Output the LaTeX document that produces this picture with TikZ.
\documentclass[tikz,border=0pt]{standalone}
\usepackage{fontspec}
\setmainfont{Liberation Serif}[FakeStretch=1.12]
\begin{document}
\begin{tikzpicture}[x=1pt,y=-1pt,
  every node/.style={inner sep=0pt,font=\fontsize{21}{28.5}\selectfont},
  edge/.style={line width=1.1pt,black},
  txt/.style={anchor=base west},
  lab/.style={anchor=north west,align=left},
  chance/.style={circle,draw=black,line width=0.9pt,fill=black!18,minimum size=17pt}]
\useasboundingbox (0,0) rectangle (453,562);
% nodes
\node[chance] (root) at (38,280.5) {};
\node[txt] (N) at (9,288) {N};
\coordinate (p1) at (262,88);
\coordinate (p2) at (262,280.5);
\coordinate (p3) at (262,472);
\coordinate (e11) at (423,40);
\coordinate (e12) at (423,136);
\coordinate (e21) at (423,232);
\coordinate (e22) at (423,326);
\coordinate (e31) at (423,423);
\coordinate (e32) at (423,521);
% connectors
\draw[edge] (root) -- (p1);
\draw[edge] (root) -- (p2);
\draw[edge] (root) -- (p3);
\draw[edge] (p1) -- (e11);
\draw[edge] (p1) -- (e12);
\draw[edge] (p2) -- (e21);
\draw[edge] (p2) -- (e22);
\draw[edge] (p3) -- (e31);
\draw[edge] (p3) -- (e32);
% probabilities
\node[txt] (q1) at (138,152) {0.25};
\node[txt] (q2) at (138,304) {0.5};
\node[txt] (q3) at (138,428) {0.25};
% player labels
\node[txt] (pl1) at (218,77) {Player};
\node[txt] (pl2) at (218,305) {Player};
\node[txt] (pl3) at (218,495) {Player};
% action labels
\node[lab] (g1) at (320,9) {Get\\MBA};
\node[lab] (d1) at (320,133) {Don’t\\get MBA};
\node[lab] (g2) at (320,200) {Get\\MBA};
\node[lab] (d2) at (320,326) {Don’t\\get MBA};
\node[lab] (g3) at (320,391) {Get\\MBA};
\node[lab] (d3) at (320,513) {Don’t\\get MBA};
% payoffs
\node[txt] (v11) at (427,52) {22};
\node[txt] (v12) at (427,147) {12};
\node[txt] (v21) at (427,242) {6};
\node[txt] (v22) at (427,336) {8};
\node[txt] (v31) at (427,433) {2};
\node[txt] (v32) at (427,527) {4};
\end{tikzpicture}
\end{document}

▬▬▬▬▬▬▬▬▬▬

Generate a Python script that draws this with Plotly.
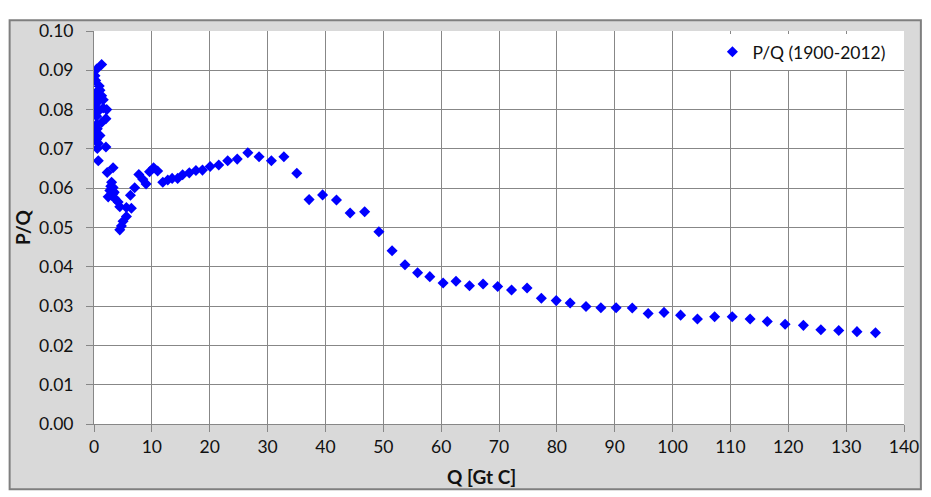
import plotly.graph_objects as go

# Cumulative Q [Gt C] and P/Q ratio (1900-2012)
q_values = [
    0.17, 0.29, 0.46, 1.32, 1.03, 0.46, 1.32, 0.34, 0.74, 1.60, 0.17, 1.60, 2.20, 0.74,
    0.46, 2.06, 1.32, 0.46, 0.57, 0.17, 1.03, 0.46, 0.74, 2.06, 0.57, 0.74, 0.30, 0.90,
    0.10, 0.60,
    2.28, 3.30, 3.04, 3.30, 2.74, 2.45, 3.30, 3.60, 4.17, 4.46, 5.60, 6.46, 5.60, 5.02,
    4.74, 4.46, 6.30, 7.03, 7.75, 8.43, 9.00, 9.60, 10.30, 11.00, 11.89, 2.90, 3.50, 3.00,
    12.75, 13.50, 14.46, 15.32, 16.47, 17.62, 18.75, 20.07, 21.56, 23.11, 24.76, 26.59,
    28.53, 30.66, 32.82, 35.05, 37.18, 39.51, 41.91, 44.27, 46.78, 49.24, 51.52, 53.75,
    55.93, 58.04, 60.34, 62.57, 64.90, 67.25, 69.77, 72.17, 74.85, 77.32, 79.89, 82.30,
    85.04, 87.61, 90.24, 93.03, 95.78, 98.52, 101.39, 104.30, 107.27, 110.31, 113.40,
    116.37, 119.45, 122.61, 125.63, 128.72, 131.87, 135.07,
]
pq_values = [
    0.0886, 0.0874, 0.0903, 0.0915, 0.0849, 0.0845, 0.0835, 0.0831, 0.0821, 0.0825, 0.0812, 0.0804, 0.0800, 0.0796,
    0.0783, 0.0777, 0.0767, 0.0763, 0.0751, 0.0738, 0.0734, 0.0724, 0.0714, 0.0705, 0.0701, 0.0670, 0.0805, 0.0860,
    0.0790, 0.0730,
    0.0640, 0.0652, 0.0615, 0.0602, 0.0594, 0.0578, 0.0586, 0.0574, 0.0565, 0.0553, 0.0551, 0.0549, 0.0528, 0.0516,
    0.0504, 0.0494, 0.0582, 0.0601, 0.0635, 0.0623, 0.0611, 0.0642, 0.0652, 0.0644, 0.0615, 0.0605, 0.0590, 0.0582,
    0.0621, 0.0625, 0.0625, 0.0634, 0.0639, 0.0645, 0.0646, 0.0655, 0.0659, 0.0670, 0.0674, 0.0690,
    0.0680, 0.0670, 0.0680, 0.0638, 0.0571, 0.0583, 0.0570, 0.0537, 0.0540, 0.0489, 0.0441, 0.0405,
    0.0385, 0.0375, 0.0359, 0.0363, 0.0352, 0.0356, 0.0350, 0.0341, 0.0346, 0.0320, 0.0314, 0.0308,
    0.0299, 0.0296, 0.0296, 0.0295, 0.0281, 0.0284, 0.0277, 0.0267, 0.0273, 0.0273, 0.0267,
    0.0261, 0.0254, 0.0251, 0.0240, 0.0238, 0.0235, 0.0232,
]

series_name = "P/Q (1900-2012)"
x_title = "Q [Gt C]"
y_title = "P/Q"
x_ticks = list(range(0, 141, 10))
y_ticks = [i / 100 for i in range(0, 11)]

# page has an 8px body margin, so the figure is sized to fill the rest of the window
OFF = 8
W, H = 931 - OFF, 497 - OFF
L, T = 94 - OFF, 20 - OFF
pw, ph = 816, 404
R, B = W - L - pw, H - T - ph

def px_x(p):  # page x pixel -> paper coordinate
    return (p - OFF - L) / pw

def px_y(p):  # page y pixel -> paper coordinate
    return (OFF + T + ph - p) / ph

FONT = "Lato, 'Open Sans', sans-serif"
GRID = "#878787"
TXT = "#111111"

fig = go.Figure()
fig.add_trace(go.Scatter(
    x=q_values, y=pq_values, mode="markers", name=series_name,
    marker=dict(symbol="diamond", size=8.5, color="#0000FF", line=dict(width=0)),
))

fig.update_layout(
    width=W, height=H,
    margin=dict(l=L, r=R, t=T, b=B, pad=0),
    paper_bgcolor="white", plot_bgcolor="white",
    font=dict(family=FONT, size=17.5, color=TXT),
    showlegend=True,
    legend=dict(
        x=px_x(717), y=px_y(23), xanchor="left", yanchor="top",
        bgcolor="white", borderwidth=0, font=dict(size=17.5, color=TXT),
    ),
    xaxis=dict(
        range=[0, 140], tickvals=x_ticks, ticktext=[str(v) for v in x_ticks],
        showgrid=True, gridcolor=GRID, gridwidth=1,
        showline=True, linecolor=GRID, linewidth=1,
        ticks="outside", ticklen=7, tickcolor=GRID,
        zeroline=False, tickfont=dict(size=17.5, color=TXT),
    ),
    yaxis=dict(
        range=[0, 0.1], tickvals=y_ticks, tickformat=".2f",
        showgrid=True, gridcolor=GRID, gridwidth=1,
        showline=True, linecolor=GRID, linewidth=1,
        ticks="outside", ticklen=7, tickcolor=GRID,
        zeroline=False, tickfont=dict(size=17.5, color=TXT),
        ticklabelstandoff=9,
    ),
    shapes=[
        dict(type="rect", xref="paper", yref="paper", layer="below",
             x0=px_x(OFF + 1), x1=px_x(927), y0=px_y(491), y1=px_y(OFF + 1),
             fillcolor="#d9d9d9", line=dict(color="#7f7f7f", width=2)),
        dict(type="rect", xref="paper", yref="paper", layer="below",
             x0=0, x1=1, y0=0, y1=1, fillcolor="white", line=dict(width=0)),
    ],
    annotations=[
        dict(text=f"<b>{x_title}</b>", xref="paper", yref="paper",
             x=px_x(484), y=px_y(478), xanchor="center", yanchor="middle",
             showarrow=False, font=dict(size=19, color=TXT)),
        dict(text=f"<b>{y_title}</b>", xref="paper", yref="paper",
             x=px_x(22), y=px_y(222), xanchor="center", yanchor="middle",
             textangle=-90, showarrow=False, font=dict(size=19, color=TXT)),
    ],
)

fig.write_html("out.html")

▬▬▬▬▬▬▬▬▬▬

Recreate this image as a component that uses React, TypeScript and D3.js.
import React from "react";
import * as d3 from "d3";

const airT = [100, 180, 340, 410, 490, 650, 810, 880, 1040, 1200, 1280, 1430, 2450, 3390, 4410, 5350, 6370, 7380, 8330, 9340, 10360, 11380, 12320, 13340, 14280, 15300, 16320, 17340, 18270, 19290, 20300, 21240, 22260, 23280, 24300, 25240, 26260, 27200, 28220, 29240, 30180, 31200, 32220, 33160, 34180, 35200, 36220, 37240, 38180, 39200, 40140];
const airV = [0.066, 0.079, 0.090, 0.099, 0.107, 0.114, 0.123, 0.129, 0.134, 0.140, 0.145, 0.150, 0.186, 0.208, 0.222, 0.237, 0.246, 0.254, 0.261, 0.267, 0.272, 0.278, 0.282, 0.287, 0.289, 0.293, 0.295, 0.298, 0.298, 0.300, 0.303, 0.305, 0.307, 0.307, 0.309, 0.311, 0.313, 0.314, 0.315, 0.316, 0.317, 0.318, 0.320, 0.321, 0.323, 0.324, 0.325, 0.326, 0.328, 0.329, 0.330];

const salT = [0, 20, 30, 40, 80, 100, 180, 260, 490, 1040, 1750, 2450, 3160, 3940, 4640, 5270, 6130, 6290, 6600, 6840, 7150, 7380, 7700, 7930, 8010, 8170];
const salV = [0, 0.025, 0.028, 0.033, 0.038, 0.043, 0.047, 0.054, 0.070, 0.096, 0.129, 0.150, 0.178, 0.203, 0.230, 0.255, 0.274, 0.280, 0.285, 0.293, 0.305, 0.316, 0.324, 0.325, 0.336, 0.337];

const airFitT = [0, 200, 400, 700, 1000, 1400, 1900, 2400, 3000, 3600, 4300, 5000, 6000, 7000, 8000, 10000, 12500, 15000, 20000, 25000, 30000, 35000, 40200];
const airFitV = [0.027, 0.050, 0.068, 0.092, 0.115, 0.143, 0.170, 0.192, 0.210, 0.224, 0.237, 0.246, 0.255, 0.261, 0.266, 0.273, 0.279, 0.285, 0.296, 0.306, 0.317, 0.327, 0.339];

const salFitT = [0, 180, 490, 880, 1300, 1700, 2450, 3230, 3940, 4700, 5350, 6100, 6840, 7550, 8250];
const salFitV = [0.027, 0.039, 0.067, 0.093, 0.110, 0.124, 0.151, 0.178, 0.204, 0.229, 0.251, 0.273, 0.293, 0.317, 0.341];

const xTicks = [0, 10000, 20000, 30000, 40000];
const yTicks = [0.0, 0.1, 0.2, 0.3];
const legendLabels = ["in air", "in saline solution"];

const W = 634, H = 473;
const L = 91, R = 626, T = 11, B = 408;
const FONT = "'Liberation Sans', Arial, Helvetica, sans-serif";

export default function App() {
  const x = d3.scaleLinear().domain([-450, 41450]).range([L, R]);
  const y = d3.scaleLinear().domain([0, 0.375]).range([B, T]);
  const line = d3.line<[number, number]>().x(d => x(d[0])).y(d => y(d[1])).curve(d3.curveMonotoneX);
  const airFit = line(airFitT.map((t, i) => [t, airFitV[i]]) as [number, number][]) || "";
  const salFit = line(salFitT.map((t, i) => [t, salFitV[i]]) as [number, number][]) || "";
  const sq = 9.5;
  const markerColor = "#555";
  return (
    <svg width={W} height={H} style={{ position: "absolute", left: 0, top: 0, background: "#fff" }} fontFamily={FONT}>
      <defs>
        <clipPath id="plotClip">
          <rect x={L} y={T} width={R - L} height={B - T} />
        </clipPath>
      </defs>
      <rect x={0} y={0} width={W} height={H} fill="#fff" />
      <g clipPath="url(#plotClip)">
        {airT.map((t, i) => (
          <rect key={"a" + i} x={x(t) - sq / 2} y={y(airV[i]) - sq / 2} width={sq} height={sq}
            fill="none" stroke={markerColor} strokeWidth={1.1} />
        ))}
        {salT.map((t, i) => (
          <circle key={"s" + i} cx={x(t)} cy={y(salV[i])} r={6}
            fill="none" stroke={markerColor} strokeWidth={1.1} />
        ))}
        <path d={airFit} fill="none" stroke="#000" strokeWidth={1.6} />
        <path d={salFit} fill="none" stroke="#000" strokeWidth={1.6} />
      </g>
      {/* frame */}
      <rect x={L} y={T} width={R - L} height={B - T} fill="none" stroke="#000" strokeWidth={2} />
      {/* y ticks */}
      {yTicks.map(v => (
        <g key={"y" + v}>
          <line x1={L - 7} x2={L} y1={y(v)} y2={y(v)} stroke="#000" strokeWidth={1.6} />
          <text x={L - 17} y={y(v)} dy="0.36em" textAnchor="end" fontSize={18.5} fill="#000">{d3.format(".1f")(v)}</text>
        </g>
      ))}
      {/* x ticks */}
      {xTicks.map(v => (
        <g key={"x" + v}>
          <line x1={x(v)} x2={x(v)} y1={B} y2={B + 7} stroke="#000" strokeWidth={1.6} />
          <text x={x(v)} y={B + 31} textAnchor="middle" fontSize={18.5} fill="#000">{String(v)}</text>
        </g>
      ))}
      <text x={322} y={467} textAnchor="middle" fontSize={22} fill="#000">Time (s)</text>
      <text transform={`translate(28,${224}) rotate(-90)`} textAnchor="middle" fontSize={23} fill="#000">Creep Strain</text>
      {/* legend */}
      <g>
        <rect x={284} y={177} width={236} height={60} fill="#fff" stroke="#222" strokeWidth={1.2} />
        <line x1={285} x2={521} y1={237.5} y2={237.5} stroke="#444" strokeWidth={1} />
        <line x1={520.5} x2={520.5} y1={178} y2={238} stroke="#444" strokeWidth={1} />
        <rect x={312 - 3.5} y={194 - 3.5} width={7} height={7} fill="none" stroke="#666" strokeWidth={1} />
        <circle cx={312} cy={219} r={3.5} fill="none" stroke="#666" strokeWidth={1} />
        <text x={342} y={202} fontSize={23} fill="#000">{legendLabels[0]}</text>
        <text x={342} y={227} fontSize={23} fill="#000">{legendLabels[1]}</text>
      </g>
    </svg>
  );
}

▬▬▬▬▬▬▬▬▬▬

**REQUIRED TASK:** Working from the data above, extract solely the lines from the one containing "Recreate this image" through the one containing "import * as", exactly as they appear, both included.

**SOLUTION TO THE PROBLEM:**
Recreate this image as a component that uses React, TypeScript and D3.js.
import React from "react";
import * as d3 from "d3";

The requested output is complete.